Law School hosts Kennedy for energy talk

RFK Jr. claimed environmental protection does not imply an economic trade-off in a Law School lecture.

By Sean Graf

Robert Kennedy, Jr. addressed what he called the “biggest crisis we face as a civilization today”—the country’s reliance on fossil fuels—during a talk at the Law School on Thursday, stressing that environmental protection is necessary for, rather than at odds with, economic growth.

Kennedy, an environmental law attorney and the nephew of President John F. Kennedy, said that free-market capitalism has been overtaken by special interests, preventing America from disposing of oil and coal in favor of cleaner-burning forms of power such as solar and wind.

He went on to blame high-polluting energy interests, Fox News, and talk radio for the false presentation of the issue as one pitting the environment against the economy. Rather, he said, the two are complementary.

Kennedy estimated that energy lobbyists have influenced policy to provide $1.3 trillion annually in subsidies to the oil and coal industries and to reduce regulations, leading to an American addiction to fossil-fuels and “an attack on America’s economy and on America’s wealth.”

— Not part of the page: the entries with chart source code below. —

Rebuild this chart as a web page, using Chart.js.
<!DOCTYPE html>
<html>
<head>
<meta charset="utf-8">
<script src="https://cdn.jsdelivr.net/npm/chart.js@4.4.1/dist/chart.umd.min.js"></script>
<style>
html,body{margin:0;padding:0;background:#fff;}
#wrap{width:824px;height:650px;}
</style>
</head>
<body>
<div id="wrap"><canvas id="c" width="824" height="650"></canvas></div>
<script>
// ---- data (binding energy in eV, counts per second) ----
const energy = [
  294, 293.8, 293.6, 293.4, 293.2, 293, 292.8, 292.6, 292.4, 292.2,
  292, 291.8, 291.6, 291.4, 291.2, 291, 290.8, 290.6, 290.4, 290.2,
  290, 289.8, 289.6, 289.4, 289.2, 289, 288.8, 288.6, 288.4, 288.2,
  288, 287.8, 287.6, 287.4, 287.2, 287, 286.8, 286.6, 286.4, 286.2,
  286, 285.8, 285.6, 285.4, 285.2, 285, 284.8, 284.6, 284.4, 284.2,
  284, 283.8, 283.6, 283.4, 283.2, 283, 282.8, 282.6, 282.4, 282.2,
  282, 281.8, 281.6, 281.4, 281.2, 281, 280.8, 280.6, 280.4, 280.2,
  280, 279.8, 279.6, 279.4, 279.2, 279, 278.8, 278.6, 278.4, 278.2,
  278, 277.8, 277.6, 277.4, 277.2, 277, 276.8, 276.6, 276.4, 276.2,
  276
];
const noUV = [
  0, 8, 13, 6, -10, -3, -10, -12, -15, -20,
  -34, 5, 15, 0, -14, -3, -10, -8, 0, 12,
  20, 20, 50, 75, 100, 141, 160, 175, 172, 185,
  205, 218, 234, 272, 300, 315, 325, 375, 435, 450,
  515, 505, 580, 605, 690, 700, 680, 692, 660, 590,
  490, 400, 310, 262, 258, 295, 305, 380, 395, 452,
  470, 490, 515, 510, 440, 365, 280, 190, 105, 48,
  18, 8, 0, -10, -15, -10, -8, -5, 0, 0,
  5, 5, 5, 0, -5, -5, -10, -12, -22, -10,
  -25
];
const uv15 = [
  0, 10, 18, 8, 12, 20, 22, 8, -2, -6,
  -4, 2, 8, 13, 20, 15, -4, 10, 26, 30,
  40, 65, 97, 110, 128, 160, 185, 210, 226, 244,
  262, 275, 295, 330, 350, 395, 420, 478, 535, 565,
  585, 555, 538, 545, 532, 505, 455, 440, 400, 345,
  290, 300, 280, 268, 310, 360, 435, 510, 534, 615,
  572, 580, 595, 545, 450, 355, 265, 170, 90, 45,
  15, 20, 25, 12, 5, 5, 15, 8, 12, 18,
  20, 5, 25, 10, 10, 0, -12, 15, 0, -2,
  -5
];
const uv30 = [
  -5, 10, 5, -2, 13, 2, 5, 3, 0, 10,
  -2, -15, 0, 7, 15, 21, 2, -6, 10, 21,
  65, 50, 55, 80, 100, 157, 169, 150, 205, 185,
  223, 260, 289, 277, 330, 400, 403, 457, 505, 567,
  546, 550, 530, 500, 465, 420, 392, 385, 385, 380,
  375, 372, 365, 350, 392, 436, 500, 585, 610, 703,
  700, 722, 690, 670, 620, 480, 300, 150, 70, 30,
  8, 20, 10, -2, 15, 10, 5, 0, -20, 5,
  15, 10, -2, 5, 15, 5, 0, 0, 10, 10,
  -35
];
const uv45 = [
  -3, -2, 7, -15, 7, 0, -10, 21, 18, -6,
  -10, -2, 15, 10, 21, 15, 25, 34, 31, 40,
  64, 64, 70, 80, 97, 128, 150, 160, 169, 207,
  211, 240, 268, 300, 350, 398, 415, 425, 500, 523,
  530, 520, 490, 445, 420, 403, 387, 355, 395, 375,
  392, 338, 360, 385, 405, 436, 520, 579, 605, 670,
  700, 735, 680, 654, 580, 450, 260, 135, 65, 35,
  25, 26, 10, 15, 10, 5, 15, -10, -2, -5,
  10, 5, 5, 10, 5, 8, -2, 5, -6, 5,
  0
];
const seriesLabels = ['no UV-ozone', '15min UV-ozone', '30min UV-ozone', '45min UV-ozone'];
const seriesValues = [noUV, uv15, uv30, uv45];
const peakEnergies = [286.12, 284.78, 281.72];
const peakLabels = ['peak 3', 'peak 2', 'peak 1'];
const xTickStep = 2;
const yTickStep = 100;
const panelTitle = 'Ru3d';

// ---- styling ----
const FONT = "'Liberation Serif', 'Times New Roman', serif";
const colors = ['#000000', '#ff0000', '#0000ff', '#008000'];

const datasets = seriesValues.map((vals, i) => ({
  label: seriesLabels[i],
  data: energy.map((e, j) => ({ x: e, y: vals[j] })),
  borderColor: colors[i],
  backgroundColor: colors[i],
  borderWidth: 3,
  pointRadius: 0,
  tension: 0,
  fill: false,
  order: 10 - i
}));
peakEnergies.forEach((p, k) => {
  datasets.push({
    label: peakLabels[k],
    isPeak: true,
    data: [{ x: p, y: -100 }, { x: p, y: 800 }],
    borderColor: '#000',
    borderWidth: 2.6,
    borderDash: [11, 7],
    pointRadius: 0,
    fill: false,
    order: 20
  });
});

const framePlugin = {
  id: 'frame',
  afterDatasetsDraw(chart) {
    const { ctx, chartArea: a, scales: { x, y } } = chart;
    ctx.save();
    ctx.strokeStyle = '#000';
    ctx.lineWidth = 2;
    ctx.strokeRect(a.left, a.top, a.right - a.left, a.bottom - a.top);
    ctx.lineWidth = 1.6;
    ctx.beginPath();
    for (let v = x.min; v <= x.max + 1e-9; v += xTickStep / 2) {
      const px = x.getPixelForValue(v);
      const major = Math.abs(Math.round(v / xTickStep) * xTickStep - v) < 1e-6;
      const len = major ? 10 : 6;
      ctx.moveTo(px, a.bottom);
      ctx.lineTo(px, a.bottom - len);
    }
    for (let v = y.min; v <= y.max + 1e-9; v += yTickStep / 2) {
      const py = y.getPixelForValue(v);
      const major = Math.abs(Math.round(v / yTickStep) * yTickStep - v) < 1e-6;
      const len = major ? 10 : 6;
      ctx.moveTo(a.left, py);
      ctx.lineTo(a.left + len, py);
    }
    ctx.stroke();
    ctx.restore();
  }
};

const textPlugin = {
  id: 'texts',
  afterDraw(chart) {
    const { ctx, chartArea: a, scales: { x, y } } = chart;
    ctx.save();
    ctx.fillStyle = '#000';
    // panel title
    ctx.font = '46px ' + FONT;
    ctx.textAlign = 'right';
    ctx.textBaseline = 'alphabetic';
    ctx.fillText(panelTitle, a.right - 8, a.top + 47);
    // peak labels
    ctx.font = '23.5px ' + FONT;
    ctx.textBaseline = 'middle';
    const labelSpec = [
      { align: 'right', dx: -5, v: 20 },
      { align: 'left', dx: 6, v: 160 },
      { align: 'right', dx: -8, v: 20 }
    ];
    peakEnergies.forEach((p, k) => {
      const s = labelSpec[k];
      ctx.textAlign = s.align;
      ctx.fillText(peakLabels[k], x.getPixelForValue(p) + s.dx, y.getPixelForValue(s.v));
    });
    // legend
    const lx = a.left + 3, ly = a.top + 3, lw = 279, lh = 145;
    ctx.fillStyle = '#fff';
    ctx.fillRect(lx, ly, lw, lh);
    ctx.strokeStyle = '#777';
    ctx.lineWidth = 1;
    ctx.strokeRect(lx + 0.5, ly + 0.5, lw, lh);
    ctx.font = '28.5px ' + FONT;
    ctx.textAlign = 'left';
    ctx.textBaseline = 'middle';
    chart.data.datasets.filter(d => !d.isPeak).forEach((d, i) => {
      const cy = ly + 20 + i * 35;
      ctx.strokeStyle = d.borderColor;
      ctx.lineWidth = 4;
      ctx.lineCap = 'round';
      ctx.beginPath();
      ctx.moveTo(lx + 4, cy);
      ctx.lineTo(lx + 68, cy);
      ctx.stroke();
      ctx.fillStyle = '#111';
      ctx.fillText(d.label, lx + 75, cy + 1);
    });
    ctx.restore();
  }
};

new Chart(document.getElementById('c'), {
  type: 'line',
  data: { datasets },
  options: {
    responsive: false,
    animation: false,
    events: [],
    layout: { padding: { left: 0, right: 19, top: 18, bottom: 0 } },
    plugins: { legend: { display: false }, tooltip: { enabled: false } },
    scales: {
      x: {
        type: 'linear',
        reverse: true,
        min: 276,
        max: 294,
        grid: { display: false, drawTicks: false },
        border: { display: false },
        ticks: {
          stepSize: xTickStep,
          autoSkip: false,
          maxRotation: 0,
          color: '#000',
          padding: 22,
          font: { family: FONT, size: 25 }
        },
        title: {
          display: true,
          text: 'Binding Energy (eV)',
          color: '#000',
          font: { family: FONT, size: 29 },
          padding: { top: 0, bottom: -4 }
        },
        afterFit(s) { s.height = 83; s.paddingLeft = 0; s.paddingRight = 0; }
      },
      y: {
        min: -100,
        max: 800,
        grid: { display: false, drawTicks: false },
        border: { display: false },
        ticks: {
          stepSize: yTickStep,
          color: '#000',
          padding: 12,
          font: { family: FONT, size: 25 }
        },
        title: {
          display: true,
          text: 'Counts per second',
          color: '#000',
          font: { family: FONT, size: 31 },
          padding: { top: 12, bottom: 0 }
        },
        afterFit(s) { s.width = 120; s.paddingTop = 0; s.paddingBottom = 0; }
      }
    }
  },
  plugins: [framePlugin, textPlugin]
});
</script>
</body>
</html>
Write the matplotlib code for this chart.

Kennedy also said that the notion of “clean coal” is misleading, as coal-burning power plants emit the most mercury into the environment, endangering the food supply.

Combined with the harmful health effects associated with coal emissions, like respiratory and cardiac problems, such environmental dangers cost $345 billion each year in healthcare costs and have exacted a toll on local economies.

“There is no way that the economy can be regenerated,” he said, referring to areas of the country most affected by the extraction and burning of coal.

In the large influence of the coal industry in Congress, Kennedy saw the uprooting of civil liberties as well.

“Wherever you see the large-scale destruction of the environment, you see the destruction of democracy,” he said.

Kennedy also scoffed at the notion that fossil fuels are cheaper than their alternatives—a perception reinforced by oil and coal subsidies.

“There is an illusion that coal provides cheaper energy,” he said.

In reality, he said, solar energy is cheaper than coal in 23 states. “If we had true free market capitalism, with no subsidies, coal and oil would die overnight,” he said, explaining that America must build a national grid system to streamline the flow of wind or solar energy around the country.

“[The U.S.] can attract and utilize energy in a way that does not diminish our quality of life and get us into wars and diminish our leadership throughout the world,” he said.